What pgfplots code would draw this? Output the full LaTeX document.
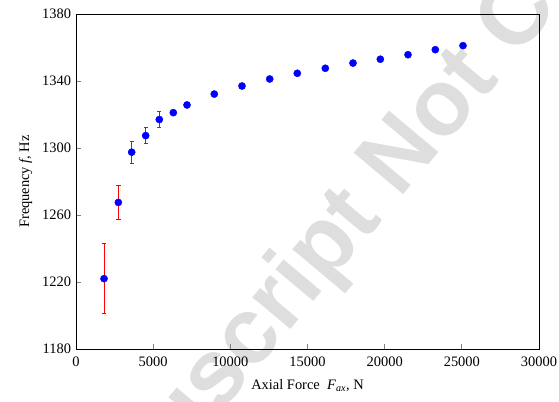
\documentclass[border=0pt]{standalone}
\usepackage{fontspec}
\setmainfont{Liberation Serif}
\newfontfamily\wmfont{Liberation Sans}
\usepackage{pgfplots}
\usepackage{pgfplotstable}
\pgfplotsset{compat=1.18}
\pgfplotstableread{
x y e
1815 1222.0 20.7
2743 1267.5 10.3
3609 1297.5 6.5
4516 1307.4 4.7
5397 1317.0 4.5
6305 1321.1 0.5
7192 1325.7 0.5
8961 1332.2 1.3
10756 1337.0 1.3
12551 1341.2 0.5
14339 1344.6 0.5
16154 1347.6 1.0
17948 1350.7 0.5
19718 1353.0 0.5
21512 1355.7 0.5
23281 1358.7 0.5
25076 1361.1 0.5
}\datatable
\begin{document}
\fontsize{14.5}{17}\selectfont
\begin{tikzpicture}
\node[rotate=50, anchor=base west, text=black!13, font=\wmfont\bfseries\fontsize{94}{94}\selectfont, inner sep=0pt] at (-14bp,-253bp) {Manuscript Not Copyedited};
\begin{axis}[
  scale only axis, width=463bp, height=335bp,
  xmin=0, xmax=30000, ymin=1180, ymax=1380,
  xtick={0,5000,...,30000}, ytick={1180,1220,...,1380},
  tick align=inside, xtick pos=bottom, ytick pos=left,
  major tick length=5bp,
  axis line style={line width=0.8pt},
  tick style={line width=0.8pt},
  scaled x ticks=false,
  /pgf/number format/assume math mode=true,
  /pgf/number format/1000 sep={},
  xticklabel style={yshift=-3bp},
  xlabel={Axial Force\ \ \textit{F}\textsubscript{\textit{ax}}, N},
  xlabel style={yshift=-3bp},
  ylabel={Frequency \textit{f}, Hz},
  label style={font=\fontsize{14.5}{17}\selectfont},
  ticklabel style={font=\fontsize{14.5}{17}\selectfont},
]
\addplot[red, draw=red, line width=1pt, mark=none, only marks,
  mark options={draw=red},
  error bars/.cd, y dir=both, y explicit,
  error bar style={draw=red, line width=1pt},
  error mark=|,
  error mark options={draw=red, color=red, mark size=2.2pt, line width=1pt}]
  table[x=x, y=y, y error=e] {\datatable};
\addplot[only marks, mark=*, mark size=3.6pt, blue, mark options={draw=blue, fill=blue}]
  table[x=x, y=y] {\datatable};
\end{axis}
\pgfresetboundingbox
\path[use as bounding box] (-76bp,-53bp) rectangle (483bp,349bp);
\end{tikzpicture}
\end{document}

What you need to do:
Tally the lines in this data that hold the word "draw" and state only the count.

Written response:
6